Rätselhafte Kloster-Millionen
Dann erheben die Benediktiner gar keinen Anspruch auf das Geld, wohl aber ein Anwalt aus Krefeld. Was die Geschichte noch skurriler macht: Die Staatsanwaltschaft dort ermittelt wegen des Verdachts der Geldwäsche.
April 2013: Nach mehr als 33 Jahren an der Spitze des Klosters Neresheim stirbt Abt Norbert (Stoffels). Wie bei den Benediktinern üblich, folgt ein Monat Pietät mit allen Ritualen. Erst danach gehen die Brüder in seine Privaträume, kümmern sich um den Nachlass. In einem alten Sekretär stoßen sie auf Unterlagen von zwei auf den Namen des Klosters laufenden Konten - und fallen aus allen Wolken.

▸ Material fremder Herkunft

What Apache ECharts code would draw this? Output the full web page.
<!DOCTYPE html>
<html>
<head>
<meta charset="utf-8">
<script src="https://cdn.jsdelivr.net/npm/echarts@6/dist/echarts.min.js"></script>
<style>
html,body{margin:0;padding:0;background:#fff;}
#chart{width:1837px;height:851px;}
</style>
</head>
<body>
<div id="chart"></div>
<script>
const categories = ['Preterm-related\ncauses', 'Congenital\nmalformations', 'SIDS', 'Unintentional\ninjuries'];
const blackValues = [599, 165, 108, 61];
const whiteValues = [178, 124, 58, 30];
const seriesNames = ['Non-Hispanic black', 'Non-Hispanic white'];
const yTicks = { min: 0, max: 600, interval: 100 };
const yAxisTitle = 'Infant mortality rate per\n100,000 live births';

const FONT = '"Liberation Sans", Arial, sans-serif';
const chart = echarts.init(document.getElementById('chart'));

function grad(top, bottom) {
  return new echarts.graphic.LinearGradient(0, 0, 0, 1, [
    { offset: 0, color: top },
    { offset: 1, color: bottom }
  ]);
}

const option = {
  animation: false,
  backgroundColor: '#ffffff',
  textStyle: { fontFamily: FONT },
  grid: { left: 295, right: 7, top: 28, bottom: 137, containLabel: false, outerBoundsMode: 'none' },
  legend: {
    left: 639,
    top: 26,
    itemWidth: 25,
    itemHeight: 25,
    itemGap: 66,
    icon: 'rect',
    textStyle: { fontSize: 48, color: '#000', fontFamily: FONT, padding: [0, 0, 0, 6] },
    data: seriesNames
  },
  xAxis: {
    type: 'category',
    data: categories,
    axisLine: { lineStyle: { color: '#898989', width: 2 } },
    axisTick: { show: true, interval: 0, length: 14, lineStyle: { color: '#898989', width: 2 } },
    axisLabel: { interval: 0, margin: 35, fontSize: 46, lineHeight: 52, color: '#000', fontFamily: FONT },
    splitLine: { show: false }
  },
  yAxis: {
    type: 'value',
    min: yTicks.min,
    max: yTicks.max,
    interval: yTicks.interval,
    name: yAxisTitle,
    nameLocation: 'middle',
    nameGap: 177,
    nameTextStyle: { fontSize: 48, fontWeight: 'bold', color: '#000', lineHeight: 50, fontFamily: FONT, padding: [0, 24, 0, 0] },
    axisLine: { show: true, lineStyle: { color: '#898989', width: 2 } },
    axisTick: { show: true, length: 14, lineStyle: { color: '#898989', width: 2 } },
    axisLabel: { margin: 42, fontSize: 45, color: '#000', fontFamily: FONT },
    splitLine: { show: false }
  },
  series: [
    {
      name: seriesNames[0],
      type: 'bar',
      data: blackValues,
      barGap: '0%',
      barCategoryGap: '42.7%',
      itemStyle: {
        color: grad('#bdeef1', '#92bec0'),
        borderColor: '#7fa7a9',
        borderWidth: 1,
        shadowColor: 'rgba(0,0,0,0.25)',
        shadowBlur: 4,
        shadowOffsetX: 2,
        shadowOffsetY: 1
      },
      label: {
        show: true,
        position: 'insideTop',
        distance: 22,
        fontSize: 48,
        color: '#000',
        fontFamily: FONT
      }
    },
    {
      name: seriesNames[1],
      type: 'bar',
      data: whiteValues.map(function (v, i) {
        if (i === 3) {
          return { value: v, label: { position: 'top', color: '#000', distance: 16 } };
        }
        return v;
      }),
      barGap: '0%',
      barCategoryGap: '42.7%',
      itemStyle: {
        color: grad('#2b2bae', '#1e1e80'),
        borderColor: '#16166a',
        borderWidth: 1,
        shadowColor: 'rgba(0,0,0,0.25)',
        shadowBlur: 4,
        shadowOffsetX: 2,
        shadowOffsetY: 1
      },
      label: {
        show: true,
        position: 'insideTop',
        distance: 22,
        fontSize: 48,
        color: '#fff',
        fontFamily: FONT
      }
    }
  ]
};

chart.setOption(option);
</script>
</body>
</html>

Drei Millionen Euro liegen auf einem Konto in Aalen, eine Million auf einem in Krefeld, wie Markus Wieser, der Sprecher des Klosters, berichtet. Abt Norbert beschreibt er als "sehr beeindruckende Persönlichkeit", der niemand im Konvent sowas zugetraut hätte.
Sprecher: Geldfund war Schock für die Mönche
So viel Geld auf einem Haufen habe die als besonders bescheiden geltenden Brüder getroffen "wie ein Schock", sagt Wieser weiter, der als externer Berater die Pressearbeit für die Benediktiner in dieser Angelegenheit macht. "Mit solchen Summen hantieren wir im Kloster gewöhnlich nicht", zitiert der "Spiegel" den neuen Klosterchef, Pater Albert (Knebel), den Nachfolger von Abt Norbert. Das Geld sei weder in der Buchführung des Klosters berücksichtigt, "noch war es der Kloster-Verwaltung, meinen Mitbrüdern oder mir bekannt."

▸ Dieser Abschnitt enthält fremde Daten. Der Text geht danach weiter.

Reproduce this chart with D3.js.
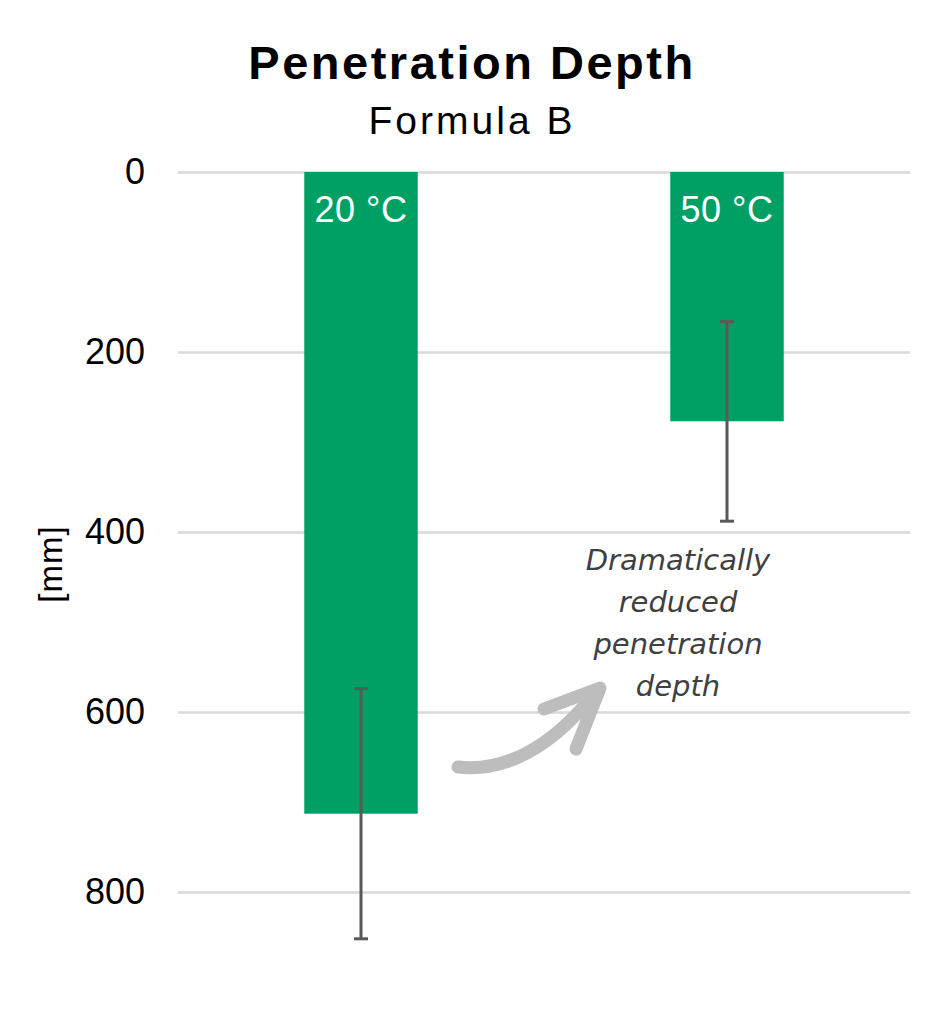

Wesentliche Spuren des Krimis um die vier Millionen aus dem Abt-Sekretär führen derweil nach Nordrhein-Westfalen: In Krefeld behauptet ein Anwalt, Teile des Geldes gehörten ihm. Das Kloster liefert sich einen bizarren Rechtsstreit mit dem Mann, der standfest behauptet, die Millionen seien Bestandteil eines raffinierten Steuersparmodells. Machten Anwalt und Abt gemeinsame Sache, um dem Fiskus ein Schnippchen zu schlagen, fragt der "Spiegel". Der Anwalt aus Krefeld behauptet gar, sein "Steuervermeidungsmodell" mit dem Namen "Weinberg" habe Geldgeber aus dem gesamten Bundesgebiet.
"Extrem bodenständig" seien die Benediktiner, so Wieser. Und wenn es sich bei den Millionen tatsächlich um belastetes Schwarzgeld handeln sollte, würden sie es wohl auch gar nicht haben wollen. Neresheim habe "keine Gier nach Vermögen", so Wieser. Man nehme es nur, wenn absolute Klarheit über die Besitzverhältnisse bestehe.
Anwalt hat laut Gericht keinen Anspruch auf das Geld
Obwohl die Brüder es natürlich bestens gebrauchen könnten, um das riesige Kloster - eine Touristenattraktion auf der Ostalb - in Schuss zu halten. Die Einnahmen der nur noch zehn Mönche etwa aus einem Hospiz, einem Shop und Spenden von einer Million Euro stünden Ausgaben für 20 Beschäftigte und den Unterhalt der Gebäude von ebenfalls einer Million gegenüber, sagt Wieser. Einst waren gut 100 Benediktiner in der Abtei.
Drei Gerichte hätten die Forderung des Anwalts auf Herausgabe des Geldes inzwischen abgewiesen, berichtet Wieser. Er habe keinen Titel, also keinen Anspruch auf das Geld. Auch das vorgegebene Modell sei inzwischen von Richtern als "nicht schlüssig" bezeichnet worden. Der Anwalt will aber weiter kämpfen, heißt es. Die Staatsanwaltschaft Krefeld bestätigt bisher nur die Ermittlungen wegen des Verdachts der Geldwäsche gegen den Anwalt. Zum näheren Inhalt gibt es am Montag keine Auskunft. Nur so viel: Die Akten lägen inzwischen beim Landeskriminalamt Düsseldorf.